>>>>

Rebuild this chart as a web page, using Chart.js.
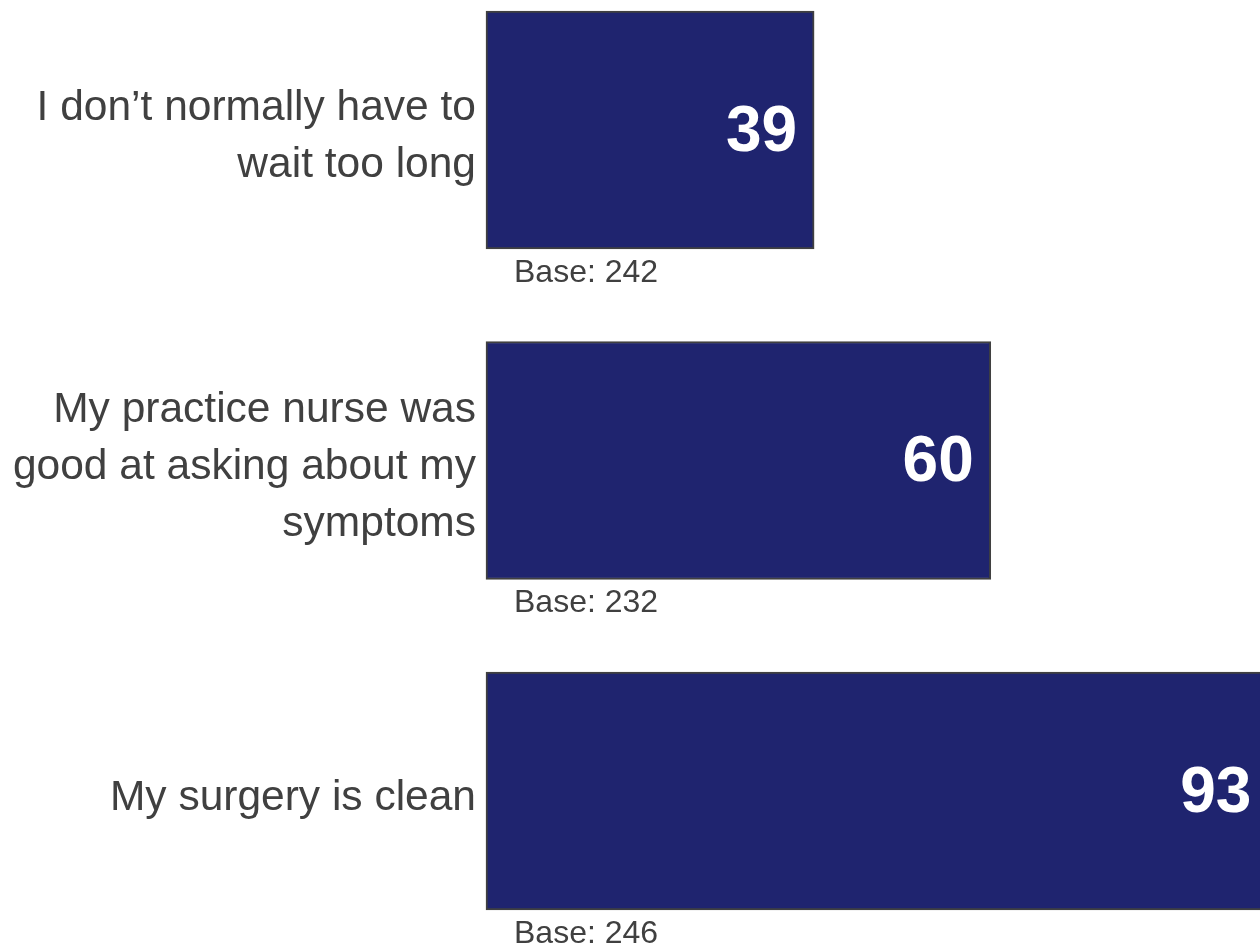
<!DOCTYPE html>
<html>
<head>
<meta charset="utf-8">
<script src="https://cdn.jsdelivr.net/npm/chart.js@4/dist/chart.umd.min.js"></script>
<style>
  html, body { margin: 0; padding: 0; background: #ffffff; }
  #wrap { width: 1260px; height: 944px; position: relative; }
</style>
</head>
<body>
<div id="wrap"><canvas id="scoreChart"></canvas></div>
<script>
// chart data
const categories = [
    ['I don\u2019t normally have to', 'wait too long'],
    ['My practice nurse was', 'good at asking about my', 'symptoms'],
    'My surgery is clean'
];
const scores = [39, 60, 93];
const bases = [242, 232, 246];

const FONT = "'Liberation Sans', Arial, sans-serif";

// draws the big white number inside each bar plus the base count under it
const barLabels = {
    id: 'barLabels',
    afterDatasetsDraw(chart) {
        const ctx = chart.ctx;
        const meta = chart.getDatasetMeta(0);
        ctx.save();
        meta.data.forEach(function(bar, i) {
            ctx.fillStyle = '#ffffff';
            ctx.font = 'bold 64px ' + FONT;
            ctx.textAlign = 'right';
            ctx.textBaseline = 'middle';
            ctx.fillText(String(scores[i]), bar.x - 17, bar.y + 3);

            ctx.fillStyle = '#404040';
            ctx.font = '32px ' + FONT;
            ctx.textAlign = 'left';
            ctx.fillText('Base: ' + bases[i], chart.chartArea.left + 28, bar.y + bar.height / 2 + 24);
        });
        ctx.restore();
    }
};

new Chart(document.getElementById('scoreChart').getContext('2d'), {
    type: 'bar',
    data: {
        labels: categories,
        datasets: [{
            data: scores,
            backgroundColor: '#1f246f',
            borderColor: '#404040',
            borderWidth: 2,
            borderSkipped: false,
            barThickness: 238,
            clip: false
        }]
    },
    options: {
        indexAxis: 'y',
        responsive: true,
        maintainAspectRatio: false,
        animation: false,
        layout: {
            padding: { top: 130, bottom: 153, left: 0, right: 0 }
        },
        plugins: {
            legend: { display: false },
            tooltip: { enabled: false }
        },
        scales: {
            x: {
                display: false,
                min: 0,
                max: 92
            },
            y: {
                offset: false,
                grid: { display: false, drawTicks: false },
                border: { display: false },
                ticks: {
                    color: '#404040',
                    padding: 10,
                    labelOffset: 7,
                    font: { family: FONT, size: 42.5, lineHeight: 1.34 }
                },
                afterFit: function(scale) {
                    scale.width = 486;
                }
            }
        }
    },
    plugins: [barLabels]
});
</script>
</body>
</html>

<<<<
>>>>

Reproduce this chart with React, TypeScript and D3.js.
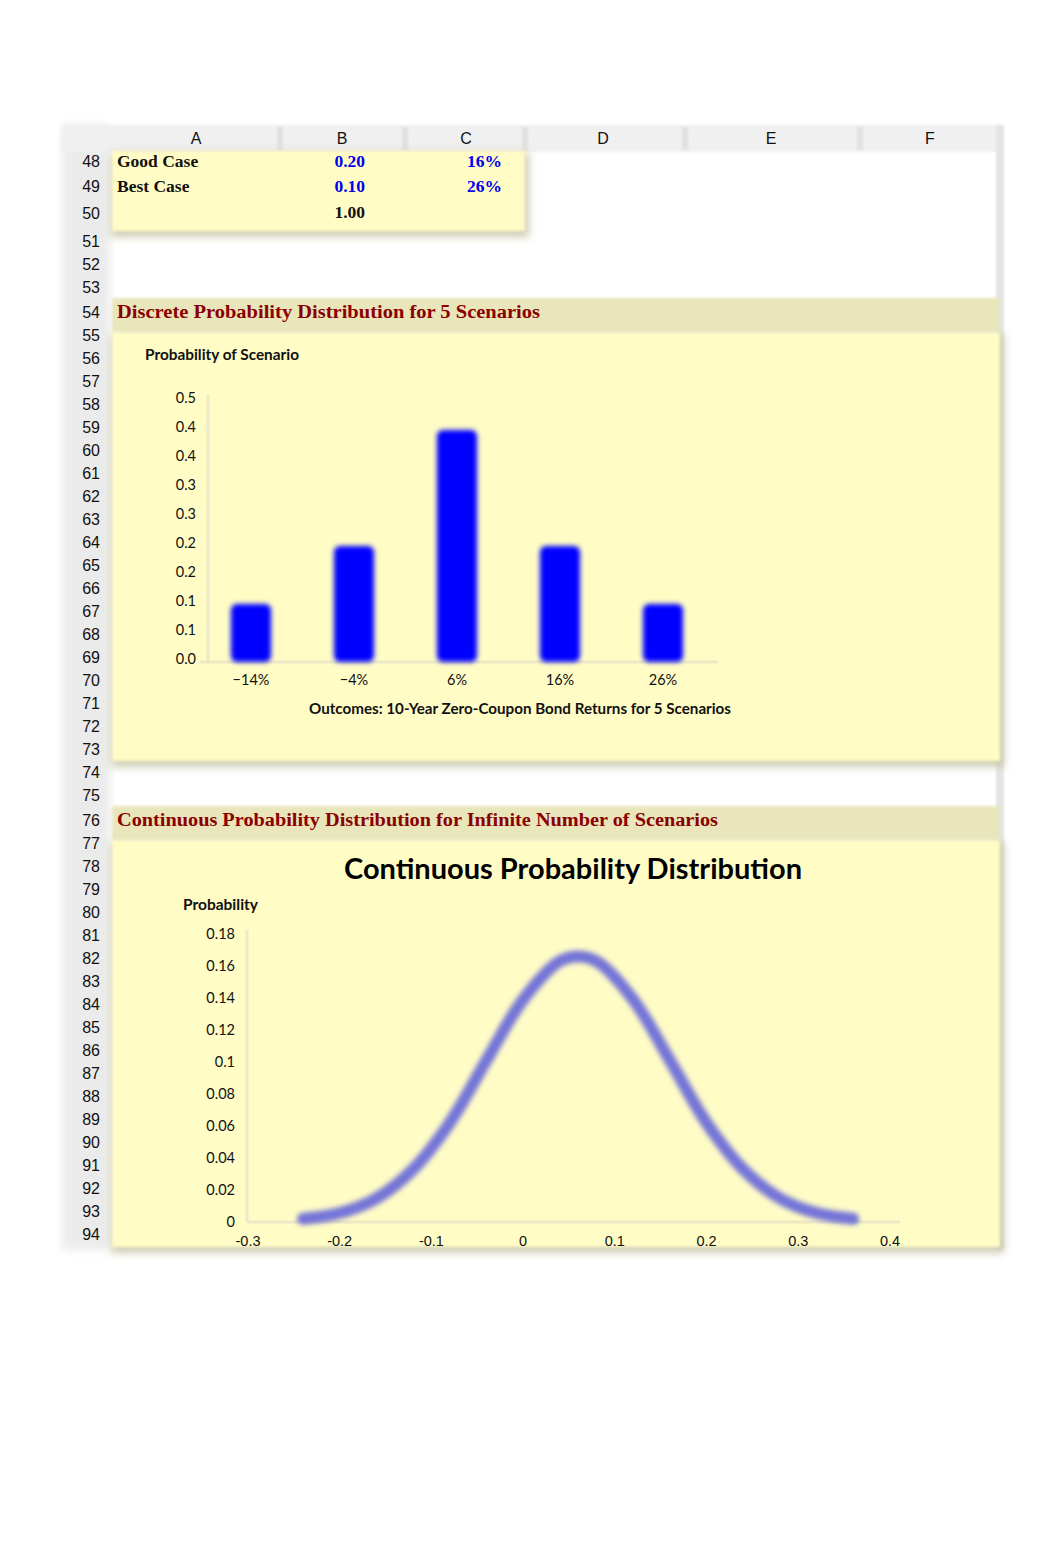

<<<<

• _Exercise task_: In the records above, locate every line with the string "this" and copy it.

• _Full solution_:
Rebuild this chart as a web page, using Chart.js.
Reproduce this chart with React, TypeScript and D3.js.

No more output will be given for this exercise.